- _Task goal_
Extract word for word the lines of the listing from its start to the line holding "label_pos = [(438, 319), (465, 45), (69, 292)]", both ends kept; pictures are not part of the copy.

- _Data block_

>> BEGIN

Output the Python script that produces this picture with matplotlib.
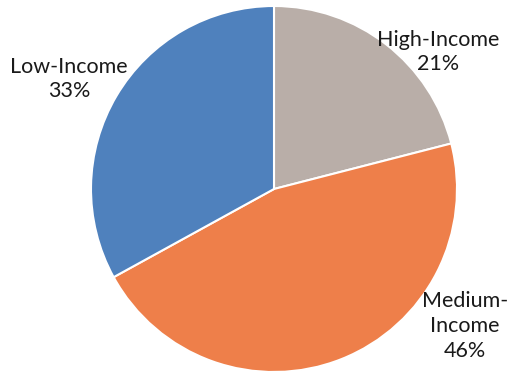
import matplotlib.pyplot as plt

labels = ['High-Income', 'Medium-\nIncome', 'Low-Income']
shares = [21, 46, 33]
colors = ['#B9AEA8', '#EE7F4A', '#4F81BD']
label_pos = [(438, 319), (465, 45), (69, 292)]

fig = plt.figure(figsize=(5.2, 3.71), dpi=100)
ax = fig.add_axes([0, 0, 1, 1])
ax.axis('off')

ax.pie(shares, colors=colors, startangle=90, counterclock=False,
       center=(274, 182), radius=183,
       wedgeprops=dict(edgecolor='white', linewidth=1.5))
ax.set_xlim(0, 520)
ax.set_ylim(0, 371)
ax.set_aspect('equal')

for name, pct, (x, y) in zip(labels, shares, label_pos):
    ax.text(x, y, f'{name}\n{pct}%', ha='center', va='center',
            fontsize=15.5, family='Lato', color='#1a1a1a', linespacing=1.3)

fig.savefig('out.png', dpi=100)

>> END

- _Answer in full_
Output the Python script that produces this picture with matplotlib.
import matplotlib.pyplot as plt

labels = ['High-Income', 'Medium-\nIncome', 'Low-Income']
shares = [21, 46, 33]
colors = ['#B9AEA8', '#EE7F4A', '#4F81BD']
label_pos = [(438, 319), (465, 45), (69, 292)]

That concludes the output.